Friday, August 14, 2009
The Waterfall Effect
Well, the inflation-deflation debate has surfaced once again. Not in a big way, but in a way that drives me to clarify my position a little. Perhaps you will be surprised.
Today's economy consists of an expanding divide driven by opposing forces. Like the jaws of life, they are ripping open a gap between reality (real economic goods) and fantasy (the US dollar). On one side we have the collapsing real economy, and on the other we have unprecedented electronic reproduction of the base unit of measure. On one side we have the exponential expansion of social promises denominated in trillions of dollars, and on the other we have a real economy incapable of delivering such value.
This divergence has been ongoing for some time. But in 2009, the angle of opposition has finally reached 179 degrees. The graph of opposing parabolic trends is almost complete. The only possible outcome at this point can be the Waterfall Effect as described by Martin Armstrong.
The Waterfall Effect describes the "overnight" collapse of a complex system, without even the forewarning of a run up (like gold in 1980 or the dot com run up). The following two graphs demonstrate this effect as seen in the collapse of Roman money in the 3rd century AD. The similarities to today are chilling.
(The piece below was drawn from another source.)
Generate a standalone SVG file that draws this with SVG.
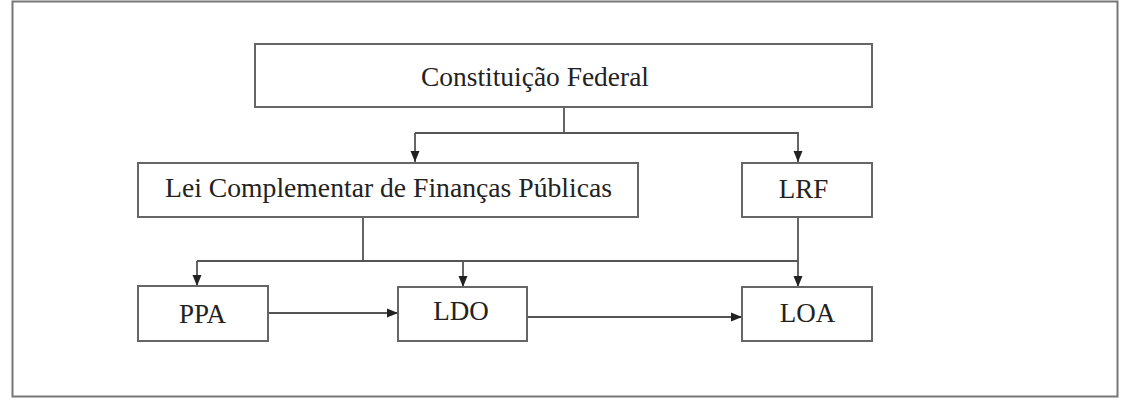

The economy is such a complex organism with so many variables that it simply cannot be controlled. It is the height of arrogance that our politicians and so-called economists think they can control it. And it is the absolute height of arrogance that they attempt to do so in such a way as to ALSO benefit their selfish goals. With this level of stupidity, unintended consequences become many orders of magnitude more probable than the intended consequences. In fact, betting on the exact opposite of stated political goals is a sure bet for the long run right now. And the payoff will be tremendous!
In "How ALL Systems Can Collapse Overnight", Martin Armstrong uses the concept of entropy. Entropy is the amount of chaos, disorder or unknowable elements in any system. A system has low entropy when it is highly organized, ordered, controlled, contained, and all the elements are known. A system has high entropy when it is disordered, chaotic, out of control, and many elements cannot be known. Science teaches us that everything in the universe ultimately ends in absolute entropy (chaos) through the passage of time. In other words, ashes to ashes and dust to dust.
One thing that can affect the natural progression of entropy along the way is adding energy into a system. In certain closed systems with a high degree of order and control, adding energy can actually reduce entropy, increasing organization and order. This can be seen in the wonders of life and reproduction. In the closed system of a baby, we add energy (food) and watch it grow. Ultimately, though, entropy wins out and we return to dust.
But adding energy to a system usually has the opposite affect. It speeds up the journey to absolute entropy. This can be seen in an explosion. A bomb can take an entire building from low entropy to high entropy in a fraction of a second. Another example is a forest fire. The fire is energy added to the system (the forest) and it speeds up the journey from order to chaos. A fireman can slow this process because he has the knowledge that adding water, another form of energy, will affect the progression to entropy in a positive way. But what if the fireman was acting without perfect information? What if the fireman sprayed gasoline on the fire?
I will say it once again because it is worth repeating; the economy is such a complex organism with so many variables that it simply cannot be controlled... ESPECIALLY by politicians. The same fuel that ignited this fire is being used to put it out!
The fact of the matter is that this entropic journey our economy is on must be played out to its natural end. There is no amount of information or energy the politicians or so-called economists could come up with that would be able to turn back time. Nature must play out. And by adding imperfect, frantic energy, by adding fuel to the fire, they are doing the equivalent of setting off a time bomb. They are ensuring that we will all have to ride the waterfall!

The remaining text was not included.